Indian government bestows its highest award on SDI founders

by James Tayler

The national government of India has bestowed its highest civilian honor, the Padma Shri award, on Jockin Arputham, President of SDI and the National Slum Dwellers Federation (NSDF) of India, and Sheela Patel, Chair of the Board of SDI and founder of the Society for the Promotion of Area Resource Centers (SPARC). The entire SDI family wishes our two dear colleagues and friends a hearty congratulations!

In its citation for Jockin, the Indian government notes his pioneering strategies for facilitating learning between and among the poor, as well as the significant results these methods have achieved. Such an approach to horizontal learning stands as a significant alternative to dominant development models of training workshops and programs determined by professionals:

Through the same sorts of slum-to-slum learning exchanges that he initiated in India, Jockin Arputham has now extended such efforts to several neighboring countries. Through the Slum Dwellers International, which he helped found, Shri Arputham has assisted urban poor communities in South Africa to organize themselves and work effectively with the government and, in Cambodia, to set up the country’s first government-sponsored resettlement program for squatters.
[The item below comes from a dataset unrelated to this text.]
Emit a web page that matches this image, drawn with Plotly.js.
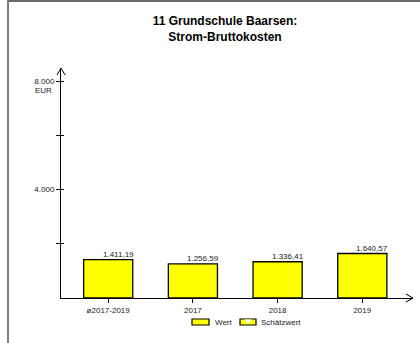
<!DOCTYPE html>
<html><head><meta charset="utf-8">
<script src="https://cdn.plot.ly/plotly-3.0.1.min.js"></script>
<style>html,body{margin:0;padding:0;background:#fff}#wrap{position:relative;width:420px;height:343px}#chart{width:420px;height:343px}
#frame{position:absolute;left:7px;top:0;width:420px;height:350px;border-left:2px solid #808080;border-top:2px solid #6a6a6a;pointer-events:none}</style>
</head><body><div id="wrap"><div id="chart"></div><div id="frame"></div></div>
<script>
const categories = ['ø2017-2019', '2017', '2018', '2019'];
const wertValues = [1411.19, 1256.59, 1336.41, 1640.57];
const schaetzValues = [null, null, null, null];
const yTickVals = [2000, 4000, 6000, 8000];
const yTickText = ['', '4.000', '', '8.000'];
const titleText = '11 Grundschule Baarsen:<br>Strom-Bruttokosten';
const unitLabel = 'EUR';
const legendNames = ['Wert', 'Schätzwert'];

const W = 420, H = 343;
const M = {l: 61, r: 7, t: 68, b: 45};
const PW = W - M.l - M.r, PH = H - M.t - M.b;
const px = x => (x - M.l) / PW;
const py = y => (H - M.b - y) / PH;

function fmt(v) {
  const parts = v.toFixed(2).split('.');
  parts[0] = parts[0].replace(/\B(?=(\d{3})+$)/g, '.');
  return parts.join(',');
}

const FONT = 'Liberation Sans, Arial, sans-serif';
const TXT = '#222';

const traces = [
  {type: 'bar', x: categories, y: wertValues, name: legendNames[0],
   marker: {color: '#ffff00', line: {color: '#000', width: 1.3}}, hoverinfo: 'none'},
  {type: 'bar', x: categories, y: schaetzValues, name: legendNames[1], yaxis: 'y2',
   marker: {color: '#ffff00', line: {color: '#000', width: 1.3}}, hoverinfo: 'none'}
];

const annotations = categories.map((c, i) => ({
  x: i, y: wertValues[i], xref: 'x', yref: 'y', text: fmt(wertValues[i]),
  showarrow: false, xanchor: 'right', yanchor: 'bottom', xshift: 28, yshift: -1,
  font: {family: FONT, size: 8, color: TXT}
}));
annotations.push({x: px(43), y: py(90), xref: 'paper', yref: 'paper', text: unitLabel,
  showarrow: false, xanchor: 'center', yanchor: 'middle', font: {family: FONT, size: 8, color: TXT}});
annotations.push({x: px(213), y: py(322), xref: 'paper', yref: 'paper', text: legendNames[0],
  showarrow: false, xanchor: 'left', yanchor: 'middle', font: {family: FONT, size: 8, color: TXT}});
annotations.push({x: px(259), y: py(322), xref: 'paper', yref: 'paper', text: legendNames[1],
  showarrow: false, xanchor: 'left', yanchor: 'middle', font: {family: FONT, size: 8, color: TXT}});

const shapes = [
  // axis arrows
  {type: 'path', xref: 'paper', yref: 'paper', xsizemode: 'pixel', ysizemode: 'pixel', xanchor: 0, yanchor: 1,
   path: 'M-4,-7 L0,0 L4,-7', line: {color: '#000', width: 1}},
  {type: 'path', xref: 'paper', yref: 'paper', xsizemode: 'pixel', ysizemode: 'pixel', xanchor: 1, yanchor: 0,
   path: 'M-7,4 L0,0 L-7,-4', line: {color: '#000', width: 1}},
  // legend boxes
  {type: 'rect', xref: 'paper', yref: 'paper', x0: px(192), x1: px(209), y0: py(325), y1: py(319),
   fillcolor: '#ffff00', line: {color: '#000', width: 1.2}},
  {type: 'rect', xref: 'paper', yref: 'paper', x0: px(240), x1: px(256), y0: py(325), y1: py(319),
   fillcolor: '#ffff00', line: {color: '#000', width: 1.2}},
  {type: 'path', xref: 'paper', yref: 'paper', xsizemode: 'pixel', ysizemode: 'pixel', xanchor: px(248), yanchor: py(322),
   path: 'M-4,2.4 L4,2.4 L0,-2 Z', fillcolor: '#ffffff', line: {width: 0}}
];

const layout = {
  width: W, height: H, margin: M, paper_bgcolor: '#fff', plot_bgcolor: 'rgba(0,0,0,0)',
  showlegend: false, bargap: 0.42, separators: ',.',
  font: {family: FONT, size: 8, color: TXT},
  title: {text: titleText, x: 225 / W, xanchor: 'center', y: 1 - 25 / H, yanchor: 'top', yref: 'container',
          font: {family: FONT, size: 12, color: '#000', weight: 'bold'}},
  xaxis: {type: 'category', range: [(M.l - 108.2) / 84.7, (W - M.r - 108.2) / 84.7], showline: true, linecolor: '#000', linewidth: 1,
          ticks: 'outside', ticklen: 4, tickcolor: '#000', tickwidth: 1, showgrid: false, zeroline: false,
          tickfont: {family: FONT, size: 8, color: TXT}, fixedrange: true},
  yaxis: {range: [0, 8480], tickvals: yTickVals, ticktext: yTickText, ticks: 'outside', ticklen: 4, tickcolor: '#000',
          showline: true, linecolor: '#000', linewidth: 1, showgrid: false, zeroline: false,
          tickfont: {family: FONT, size: 8, color: TXT}, fixedrange: true},
  yaxis2: {overlaying: 'y', side: 'left', anchor: 'x', range: [0, 8480], tickvals: yTickVals, ticks: 'inside', ticklen: 3,
           tickcolor: '#000', showticklabels: false, showline: false, showgrid: false, zeroline: false, fixedrange: true},
  annotations: annotations, shapes: shapes
};

Plotly.newPlot('chart', traces, layout, {staticPlot: true, displayModeBar: false});
</script></body></html>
Likewise, the Federation’s community-organizing techniques and practical know-how has been exported to Sri Lanka, Nepal, Laos, Indonesia, the Philippines, and several countries in Africa.

In electing Jockin Arputham to receive the 2000 Ramon Magsaysay Award for International Understanding, the board of trustees recognized his extending the lessons of community building in India to Southeast Asia and Africa and helping the urban poor of two continents improve their lives by learning from one another.

Ms. Patel’s award cites her commitment to developing a model of professional NGO that supports the work of community-based federations of the urban poor. In particular, the citation notes her success in bridging the gaps between government and such organizations of the poor:

In 1984, she founded SPARC along with other professionals. SPARC came into existence to address the problems of pavement dwellers, the poorest of the poor in the city of Mumbai, who were not recognized as legitimate citizens by public authorities. Soon thereafter, SPARC entered into an alliance with NSDF and Mahila Milan. It would be fair to say that the patient advocacy of the cause of pavement dwellers by this alliance led to their recognition by Maharashtra Government’s State policy and programme to resettle and rehabilitate them.

Smt. Patel and Shri Jockin Arputham, President of NSDF and of SDI, worked closely together to support and create federations of the urban poor both in India and abroad, with a special focus on the empowerment of women – through their savings collectives – and who have now become forces for change all over the world. If one main plank of the alliance’s efforts was to support the organizing processes of the urban poor, the other plank was to build partnerships with municipal, state and central governments so that government policies and programmes would be designed and implemented such that they not only benefited the poor but cities as well.